◆ Data provided:
+-------+
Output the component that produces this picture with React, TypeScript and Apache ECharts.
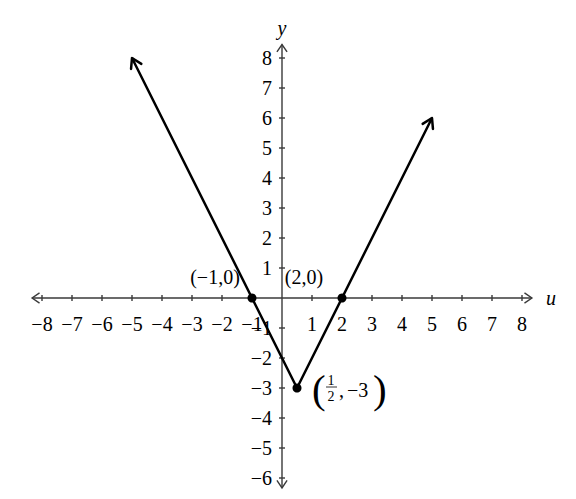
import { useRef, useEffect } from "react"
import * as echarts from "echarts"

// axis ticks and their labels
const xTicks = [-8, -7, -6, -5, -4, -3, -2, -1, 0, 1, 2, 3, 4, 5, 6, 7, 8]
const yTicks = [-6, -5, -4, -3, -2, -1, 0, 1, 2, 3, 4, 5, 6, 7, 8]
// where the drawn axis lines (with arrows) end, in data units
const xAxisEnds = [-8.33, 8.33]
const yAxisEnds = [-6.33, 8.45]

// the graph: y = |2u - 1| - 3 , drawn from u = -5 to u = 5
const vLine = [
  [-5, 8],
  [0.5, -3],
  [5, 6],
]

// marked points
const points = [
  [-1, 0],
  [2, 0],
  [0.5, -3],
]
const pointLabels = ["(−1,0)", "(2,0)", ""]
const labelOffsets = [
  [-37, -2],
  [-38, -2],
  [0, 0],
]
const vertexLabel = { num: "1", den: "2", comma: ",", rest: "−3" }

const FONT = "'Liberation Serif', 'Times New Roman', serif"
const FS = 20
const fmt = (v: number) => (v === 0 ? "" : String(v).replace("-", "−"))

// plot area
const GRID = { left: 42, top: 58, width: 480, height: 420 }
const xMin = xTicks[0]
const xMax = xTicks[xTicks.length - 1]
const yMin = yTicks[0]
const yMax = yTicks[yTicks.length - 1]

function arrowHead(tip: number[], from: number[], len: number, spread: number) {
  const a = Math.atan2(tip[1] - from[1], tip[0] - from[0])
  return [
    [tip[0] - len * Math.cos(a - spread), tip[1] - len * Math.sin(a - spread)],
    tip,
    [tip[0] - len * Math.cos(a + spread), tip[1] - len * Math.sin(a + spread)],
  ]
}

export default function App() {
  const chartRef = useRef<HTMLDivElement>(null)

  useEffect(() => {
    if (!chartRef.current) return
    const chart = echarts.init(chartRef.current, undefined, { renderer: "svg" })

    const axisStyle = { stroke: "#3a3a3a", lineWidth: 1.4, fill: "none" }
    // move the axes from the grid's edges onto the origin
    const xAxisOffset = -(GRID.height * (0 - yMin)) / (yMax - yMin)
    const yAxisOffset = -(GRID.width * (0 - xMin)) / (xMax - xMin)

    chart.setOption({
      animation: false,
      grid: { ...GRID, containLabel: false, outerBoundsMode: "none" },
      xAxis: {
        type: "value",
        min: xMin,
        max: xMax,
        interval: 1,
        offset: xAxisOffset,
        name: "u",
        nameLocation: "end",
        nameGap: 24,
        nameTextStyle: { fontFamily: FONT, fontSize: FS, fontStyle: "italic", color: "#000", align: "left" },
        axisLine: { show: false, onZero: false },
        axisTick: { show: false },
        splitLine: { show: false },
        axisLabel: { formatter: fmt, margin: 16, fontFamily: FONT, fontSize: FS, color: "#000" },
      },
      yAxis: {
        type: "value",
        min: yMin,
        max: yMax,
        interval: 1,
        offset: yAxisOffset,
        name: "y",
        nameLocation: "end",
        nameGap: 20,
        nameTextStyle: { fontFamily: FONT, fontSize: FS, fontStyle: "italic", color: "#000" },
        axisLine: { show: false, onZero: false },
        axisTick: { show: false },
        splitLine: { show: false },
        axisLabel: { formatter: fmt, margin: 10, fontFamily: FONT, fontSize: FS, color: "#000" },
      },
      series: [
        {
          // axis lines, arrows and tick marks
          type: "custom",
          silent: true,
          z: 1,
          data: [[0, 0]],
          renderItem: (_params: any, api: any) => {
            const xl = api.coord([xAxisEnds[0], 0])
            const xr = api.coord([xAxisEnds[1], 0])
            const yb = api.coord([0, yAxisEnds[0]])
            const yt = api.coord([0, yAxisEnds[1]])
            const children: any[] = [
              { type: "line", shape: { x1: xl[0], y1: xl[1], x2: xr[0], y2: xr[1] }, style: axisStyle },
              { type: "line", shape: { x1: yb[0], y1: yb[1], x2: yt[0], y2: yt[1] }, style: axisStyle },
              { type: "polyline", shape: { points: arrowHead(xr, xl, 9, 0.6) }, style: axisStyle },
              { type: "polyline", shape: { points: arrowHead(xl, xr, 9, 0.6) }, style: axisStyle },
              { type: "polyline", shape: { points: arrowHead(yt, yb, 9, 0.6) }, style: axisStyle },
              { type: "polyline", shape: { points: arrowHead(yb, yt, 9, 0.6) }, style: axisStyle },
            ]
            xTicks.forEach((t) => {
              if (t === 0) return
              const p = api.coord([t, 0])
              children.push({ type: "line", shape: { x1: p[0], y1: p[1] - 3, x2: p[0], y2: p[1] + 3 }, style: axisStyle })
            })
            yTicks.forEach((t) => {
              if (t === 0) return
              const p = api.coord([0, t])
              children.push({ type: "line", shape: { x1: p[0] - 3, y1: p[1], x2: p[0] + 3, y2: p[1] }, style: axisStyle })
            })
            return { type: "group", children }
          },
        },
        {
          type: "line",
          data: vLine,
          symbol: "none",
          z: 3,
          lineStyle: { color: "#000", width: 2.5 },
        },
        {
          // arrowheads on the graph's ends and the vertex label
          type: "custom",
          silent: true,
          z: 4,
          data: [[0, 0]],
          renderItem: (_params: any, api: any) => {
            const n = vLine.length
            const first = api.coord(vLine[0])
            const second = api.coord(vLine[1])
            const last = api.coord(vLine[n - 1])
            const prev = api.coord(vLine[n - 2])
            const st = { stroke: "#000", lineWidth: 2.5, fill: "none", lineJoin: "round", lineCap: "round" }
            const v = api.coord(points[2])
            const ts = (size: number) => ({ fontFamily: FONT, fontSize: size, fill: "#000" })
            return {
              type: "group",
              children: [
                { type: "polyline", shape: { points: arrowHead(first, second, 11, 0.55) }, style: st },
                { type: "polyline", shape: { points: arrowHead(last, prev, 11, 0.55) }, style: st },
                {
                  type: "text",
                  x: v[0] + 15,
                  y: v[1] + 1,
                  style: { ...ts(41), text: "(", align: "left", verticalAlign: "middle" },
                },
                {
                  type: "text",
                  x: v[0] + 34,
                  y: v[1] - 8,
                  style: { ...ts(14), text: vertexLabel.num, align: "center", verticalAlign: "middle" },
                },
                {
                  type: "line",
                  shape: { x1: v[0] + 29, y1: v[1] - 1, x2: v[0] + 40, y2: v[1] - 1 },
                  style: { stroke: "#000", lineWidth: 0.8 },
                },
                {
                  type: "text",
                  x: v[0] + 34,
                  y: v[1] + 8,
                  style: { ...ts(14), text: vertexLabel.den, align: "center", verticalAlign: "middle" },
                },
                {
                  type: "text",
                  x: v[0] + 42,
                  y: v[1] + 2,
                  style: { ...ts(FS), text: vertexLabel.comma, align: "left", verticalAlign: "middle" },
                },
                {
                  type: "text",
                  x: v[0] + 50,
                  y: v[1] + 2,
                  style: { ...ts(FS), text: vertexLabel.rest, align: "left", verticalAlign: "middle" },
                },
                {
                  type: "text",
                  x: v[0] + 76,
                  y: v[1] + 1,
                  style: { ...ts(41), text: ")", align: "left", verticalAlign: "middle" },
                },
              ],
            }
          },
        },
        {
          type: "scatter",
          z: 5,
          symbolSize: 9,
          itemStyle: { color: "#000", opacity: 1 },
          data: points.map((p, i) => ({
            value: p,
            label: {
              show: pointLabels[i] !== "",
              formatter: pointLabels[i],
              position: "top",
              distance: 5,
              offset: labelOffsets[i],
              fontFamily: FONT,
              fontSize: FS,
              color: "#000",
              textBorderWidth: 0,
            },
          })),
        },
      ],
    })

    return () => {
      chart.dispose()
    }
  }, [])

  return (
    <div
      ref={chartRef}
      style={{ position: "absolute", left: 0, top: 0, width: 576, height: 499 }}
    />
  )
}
+-------+
◆ Given request:
Search the data for the word "with" and copy each line where it appears.

◆ Task output:
Output the component that produces this picture with React, TypeScript and Apache ECharts.
// where the drawn axis lines (with arrows) end, in data units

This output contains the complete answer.